Just ask Gregg Zgonena, sales assistant and merchandiser
at Ultimo, a Chicago boutique specializing in designer lines
and currently carrying items from IOC. Zgonena says the
store has sold out of nearly every piece brought in over
the last few months. T-shirts go for $300 a pop, skirts
will set you back $600-$900, and for $2,100 you can take
home what is essentially a recycled evening gown. While
the majority of IOC buyers are youthful, Zgonena says he
has sold at least one piece to an elegant, more "mature"
customer.
So what's the appeal? For one, IOC pieces stand out next
to the work of such iconic designers as Yohji Yamamoto,
Dolce & Gabbana, Celine and Chloe (the lines, not the
celebs) at Ultimo because of their uniqueness, Zgonena says.
But there's something else that sets them apart, he tells
me: "The stories behind the clothes add to the appeal."
To those who regularly don recycled wear, this notion is
not particularly novel.
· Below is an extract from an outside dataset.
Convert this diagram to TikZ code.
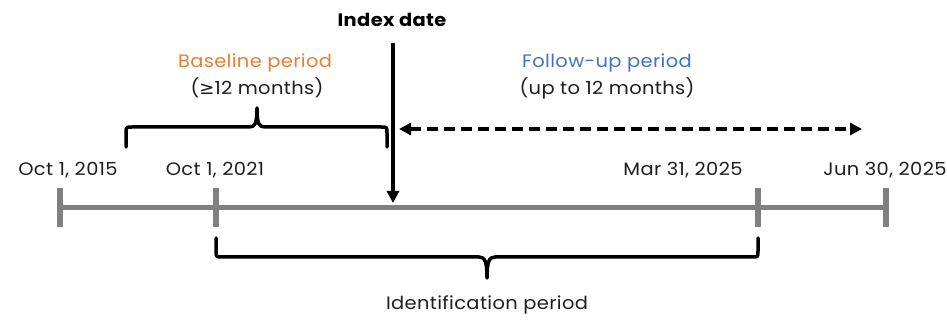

But for high-fashion devotees who
typically wear new clothes with no past and even less personality,
I suppose it's quaint. The concept could be considered the
ultimate in vintage inspiration; designers have been drawing
on vintage apparel more and more, and IOC just takes the
idea to its unabashed extreme.
The latest incarnations of that idea turned up at the recent
New York Spring 2001 IOC show, which took place in a funeral
parlor. Unlike the ripped and ragged garb the designers
have been praised for thus far, conservative and gloomy
styles dominated the Spring 2001 collection. Models-as-mourners
approached a casket in fitted, arty silk dresses, suits
and lace. (No word on God's reaction.)
Why the about-face? Maybe Subkoff and Damhave are just
trying to keep us guessing, defying convention, flashing
a big one-finger salute to the uniformity and predictability
of contemporary fashion. They do seem dedicated to creating
ensembles they consider beautiful from unwanted clothes,
whether they be obnoxious T-shirts from Goodwill or understated
suits from the corner retro shop.
But maybe, just maybe, the joke is on fashion victims who
absolutely must get their hands on The Latest Thing,
no matter what the style or cost. If so, Subkoff and Damhave
are surely laughing all the way to the bank.